Except this time, Annja would be there to stop her.
The broadsword once carried by Joan of Arc flashed briefly into existence and then disappeared again.
Puncture wounds were one thing, Annja thought. But Stone might not find it so easy to heal if her head were separated from her body.
The next time Stone showed up, Annja would be ready.
38
Three weeks later...
“If you would follow me, please.”
The hard-looking man who’d been waiting for her at the Prague train station didn’t say anything
more as he turned and made his way down the hall. Stone didn’t mind; she wasn’t much in the mood for conversation anyway, at least not with the likes of him. She rose from her chair and followed, her thoughts on the conversation to come.
She’d never met her mysterious benefactor, and she could feel her heart unexpectedly racing as the moment of doing so drew closer with every step she took. She’d originally been approached through a mutual third party, Simon Kovács, and it had been hard to argue with both the freedom and the money she’d been offered. The project had been directly in line with what she’d already been working on, and she recognized the brilliance of the suggested line of inquiry almost immediately. She might not have been privy to her employer’s identity, but that was a small price to pay to be afforded veritable free rein to pursue her research the way it needed to be pursued.
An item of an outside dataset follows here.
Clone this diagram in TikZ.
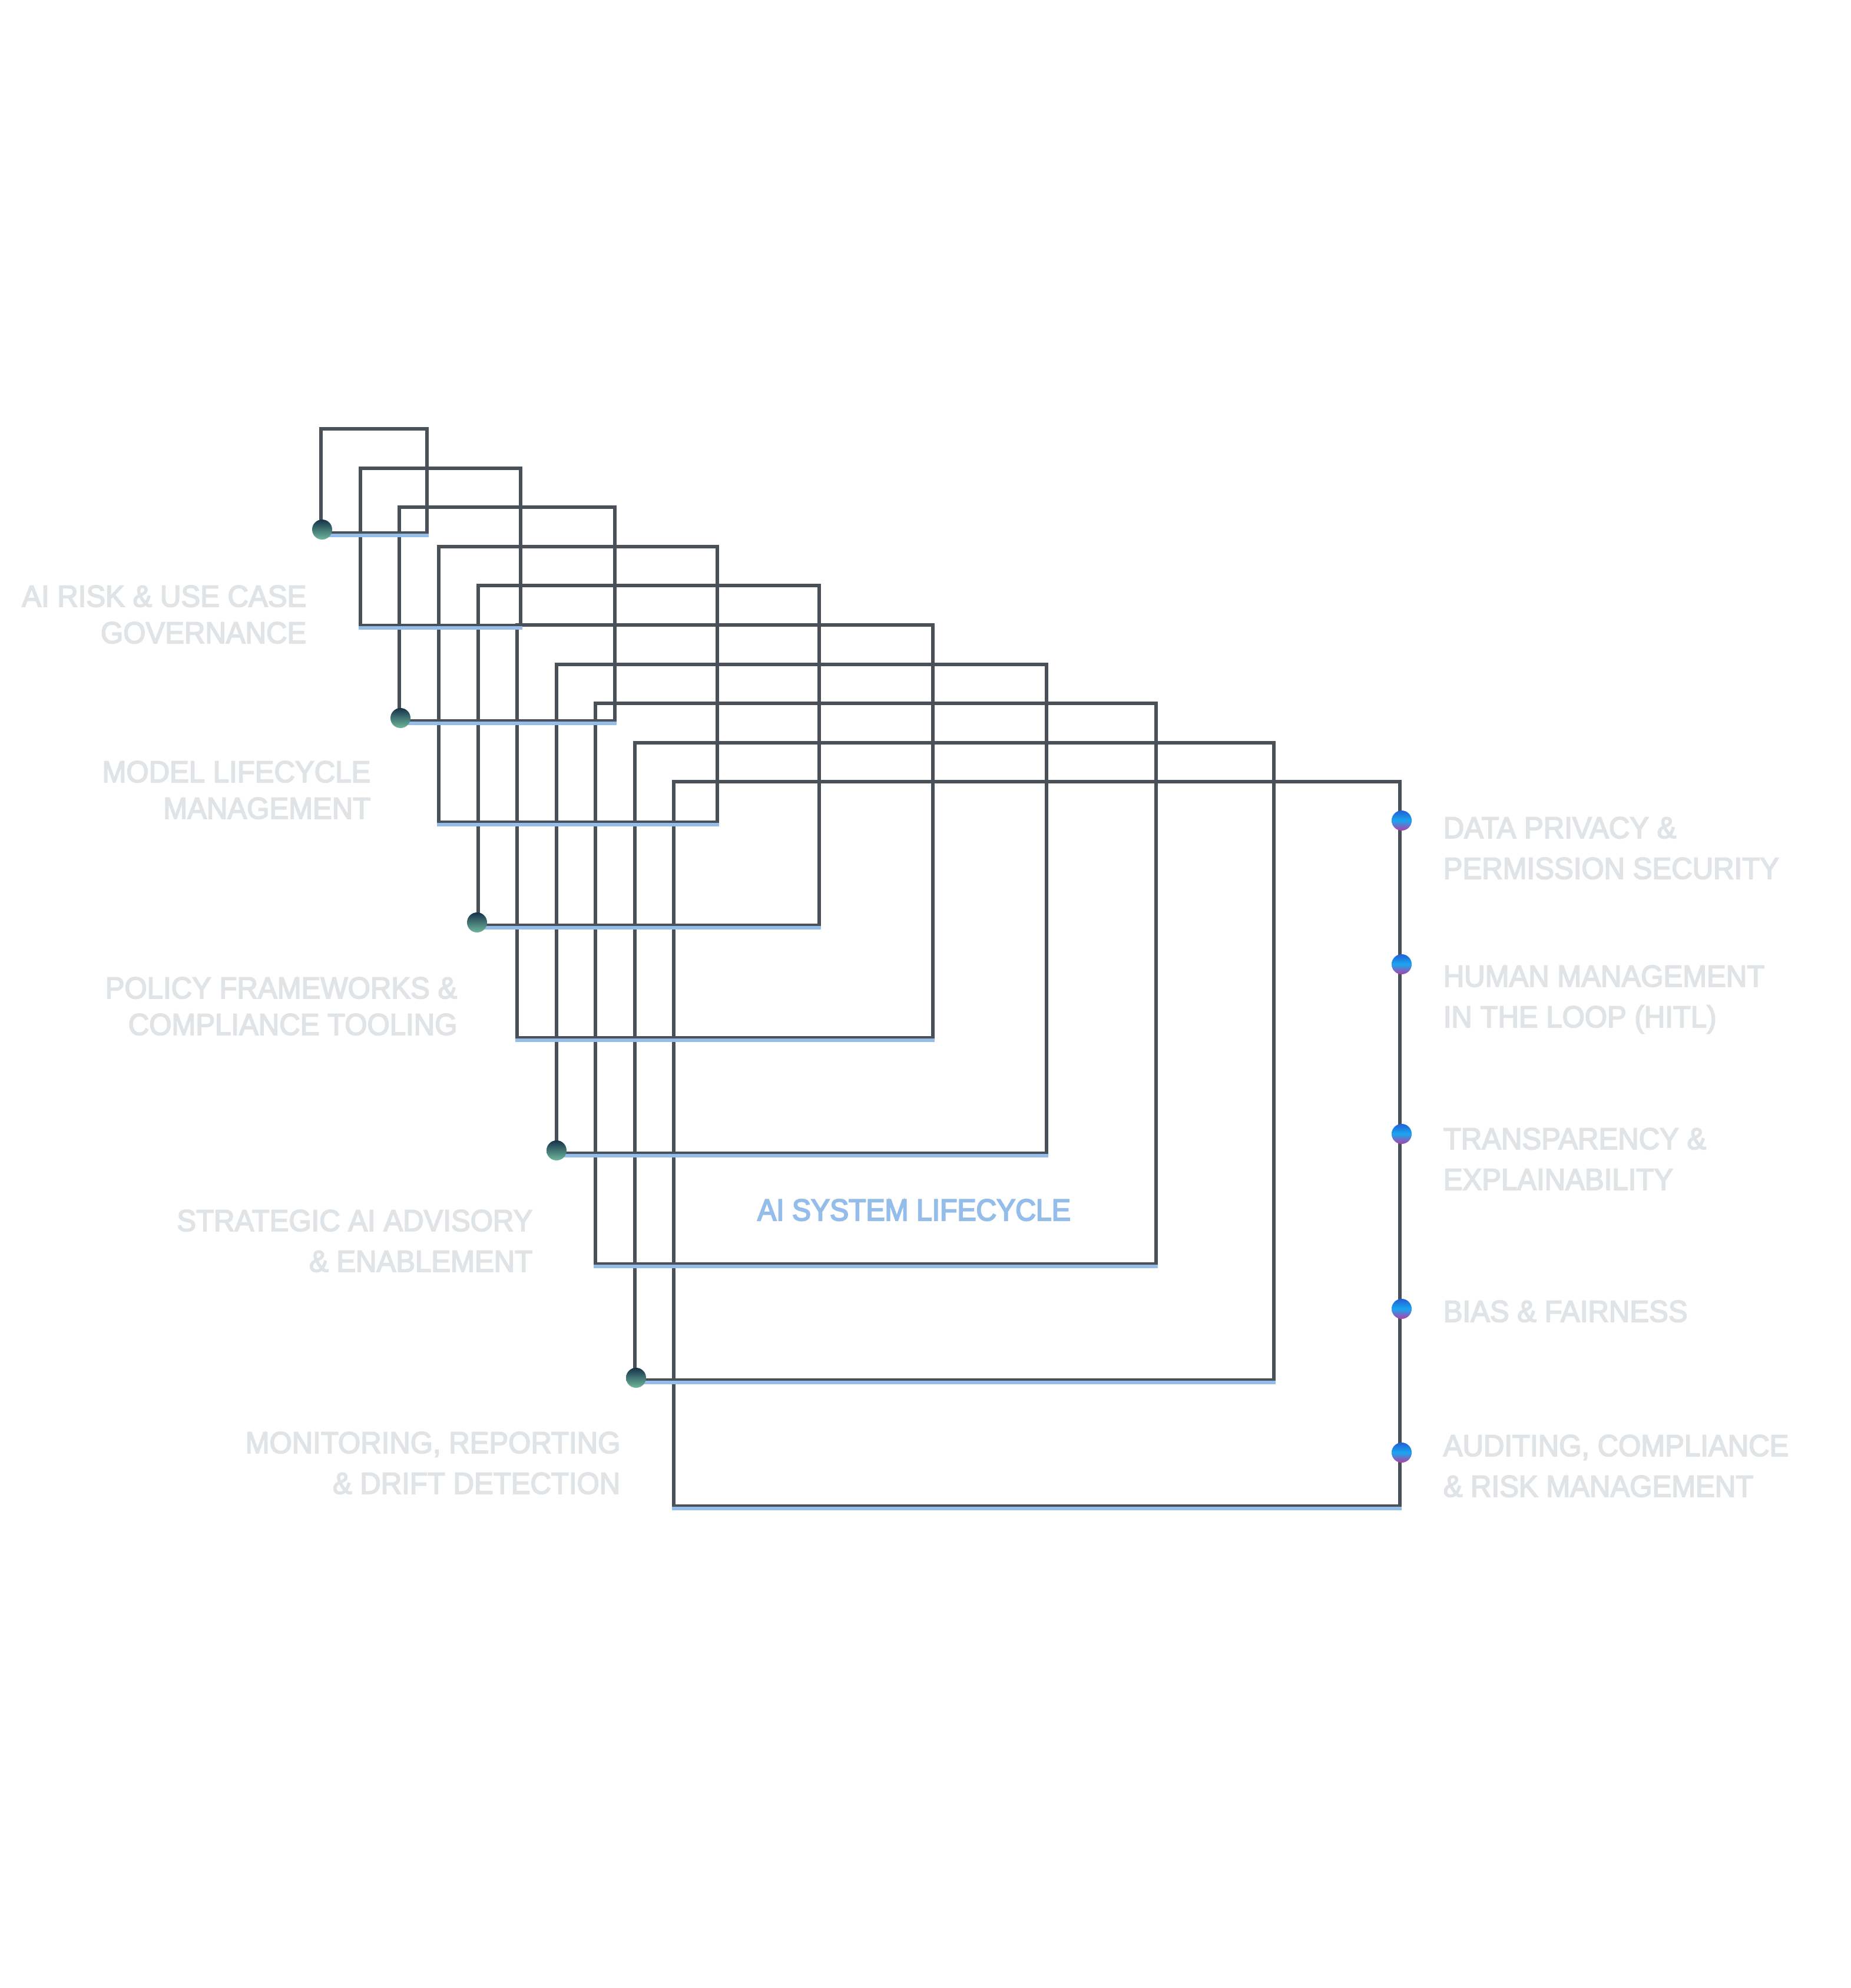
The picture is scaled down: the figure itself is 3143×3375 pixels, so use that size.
\documentclass[tikz,border=0pt]{standalone}
\usepackage{fontspec}
\setmainfont{Liberation Sans}
\newfontfamily\labfont{Liberation Sans}[FakeStretch=0.95, FakeBold=3.5]
\newfontfamily\ttlfont{Liberation Sans}[FakeStretch=0.93, FakeBold=4]
\definecolor{edgegray}{HTML}{4A5058}
\definecolor{accent}{HTML}{94BDE9}
\definecolor{labelgray}{HTML}{E1E4E7}
\definecolor{ltop}{HTML}{15324A}
\definecolor{lbot}{HTML}{6FB89C}
\definecolor{rtop}{HTML}{2160D8}
\definecolor{rmid}{HTML}{1AA6EF}
\definecolor{rbot}{HTML}{B23FA6}
\tikzset{
  frame/.style={draw=edgegray, line width=0.06cm},
  blueline/.style={draw=accent, line width=0.06cm, line cap=rect},
  ldot/.style={circle, minimum size=0.34cm, inner sep=0pt, top color=ltop, bottom color=lbot},
  rdot/.style={circle, minimum size=0.34cm, inner sep=0pt, top color=rtop, bottom color=rbot, middle color=rmid},
  lab/.style={text=labelgray, inner sep=0pt, font=\labfont\fontsize{14.7pt}{17pt}\selectfont},
  maintitle/.style={text=accent, inner sep=0pt, font=\ttlfont\fontsize{14.7pt}{17pt}\selectfont},
}
\begin{document}
\begin{tikzpicture}[x=0.01cm,y=-0.01cm]
\useasboundingbox (0,0) rectangle (3143,3375);
\fill[white] (0,0) rectangle (3143,3375);

% corner coordinates of the ten frames
\foreach \i/\L/\T/\R/\B in {1/545/728/725/905, 2/612/795/884/1062, 3/678/861/1044/1224,
  4/745/928/1218/1396, 5/812/994/1391/1571, 6/878/1061/1584/1762, 7/945/1128/1777/1958,
  8/1011/1194/1963/2146, 9/1078/1261/2163/2343, 10/1144/1327/2377/2557}{
  \coordinate (tl\i) at (\L,\T);
  \coordinate (tr\i) at (\R,\T);
  \coordinate (br\i) at (\R,\B);
  \coordinate (bl\i) at (\L,\B);
  \coordinate (ul\i) at (\L,\B+4);
  \coordinate (ur\i) at (\R,\B+4);
}

% dark frames
\foreach \i in {1,...,10}{
  \draw[frame] (bl\i) -- (tl\i) -- (tr\i) -- (br\i) -- cycle;
}
% blue bottoms
\foreach \i in {1,...,10}{
  \draw[blueline] (ul\i) -- (ur\i);
}

% left dots
\node[ldot] (d1) at (547,899) {};
\node[ldot] (d3) at (680,1219) {};
\node[ldot] (d5) at (810,1566) {};
\node[ldot] (d7) at (945,1953) {};
\node[ldot] (d9) at (1080,2339) {};

% right dots
\node[rdot] (r1) at (2380,1393) {};
\node[rdot] (r2) at (2380,1637) {};
\node[rdot] (r3) at (2380,1925) {};
\node[rdot] (r4) at (2380,2222) {};
\node[rdot] (r5) at (2380,2466) {};

% left labels
\node[lab, anchor=base east] (la1) at (521,1030) {AI RISK \& USE CASE};
\node[lab, anchor=base east] (la2) at (521,1092) {GOVERNANCE};
\node[lab, anchor=base east] (lb1) at (630,1328) {MODEL LIFECYCLE};
\node[lab, anchor=base east] (lb2) at (630,1390) {MANAGEMENT};
\node[lab, anchor=base east] (lc1) at (777,1695) {POLICY FRAMEWORKS \&};
\node[lab, anchor=base east] (lc2) at (777,1757) {COMPLIANCE TOOLING};
\node[lab, anchor=base east] (ld1) at (905,2090) {STRATEGIC AI ADVISORY};
\node[lab, anchor=base east] (ld2) at (905,2159) {\& ENABLEMENT};
\node[lab, anchor=base east] (le1) at (1054,2467) {MONITORING, REPORTING};
\node[lab, anchor=base east] (le2) at (1054,2536) {\& DRIFT DETECTION};

% right labels
\node[lab, anchor=base west] (ra1) at (2450,1423) {DATA PRIVACY \&};
\node[lab, anchor=base west] (ra2) at (2450,1492) {PERMISSION SECURITY};
\node[lab, anchor=base west] (rb1) at (2450,1675) {HUMAN MANAGEMENT};
\node[lab, anchor=base west] (rb2) at (2450,1744) {IN THE LOOP (HITL)};
\node[lab, anchor=base west] (rc1) at (2450,1951) {TRANSPARENCY \&};
\node[lab, anchor=base west] (rc2) at (2450,2020) {EXPLAINABILITY};
\node[lab, anchor=base west] (rd1) at (2450,2244) {BIAS \& FAIRNESS};
\node[lab, anchor=base west] (re1) at (2450,2472) {AUDITING, COMPLIANCE};
\node[lab, anchor=base west] (re2) at (2450,2541) {\& RISK MANAGEMENT};

% centre title
\node[maintitle, anchor=base] (title) at (1552,2072) {AI SYSTEM LIFECYCLE};
\end{tikzpicture}
\end{document}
She’d sent the weekly video reports to Kovács and occasionally received an email in reply suggesting certain courses of action or methods of approach. She’d taken those in stride, understanding that operating in such a fashion was a requirement of the work they were doing. They were on the cutting edge of science, and sometimes that meant pushing past the ethical boundaries society had erected around such endeavors. Stone had expected some success, yes, but she never would have imagined things would turn out the way they had. She supposed all of the scientific greats—from Copernicus to Watson and Frick—must have felt the way she did now at some point or another, that giddy sensation that went along with victory when it was finally pulled from the towering piles of previous defeats.
Granted, the past three weeks had been difficult. Those first few hours spent crawling through the underbrush, dragging her broken legs behind her while trying to stop the flow of blood from the bullet wound in her chest, had nearly proved to be too much for her. She’d found a cavity in the rocks large enough to fit her body inside and had lain there in the dirt for the hour it took the prions to knit her tissue and bones back together again.
Escaping under the cover of darkness, Stone had made her way to Budapest, where she’d called the emergency number she’d been told to memorize at the start of her employment. Two hours later she’d boarded a black helicopter with a dragon logo on the nose and was flown to a remote estate outside of Vienna, with instructions to stay there until called for. The estate had been fully stocked with food and liquor, and she’d enjoyed her time there, hidden away from the world and the events unfolding in Nové Mesto.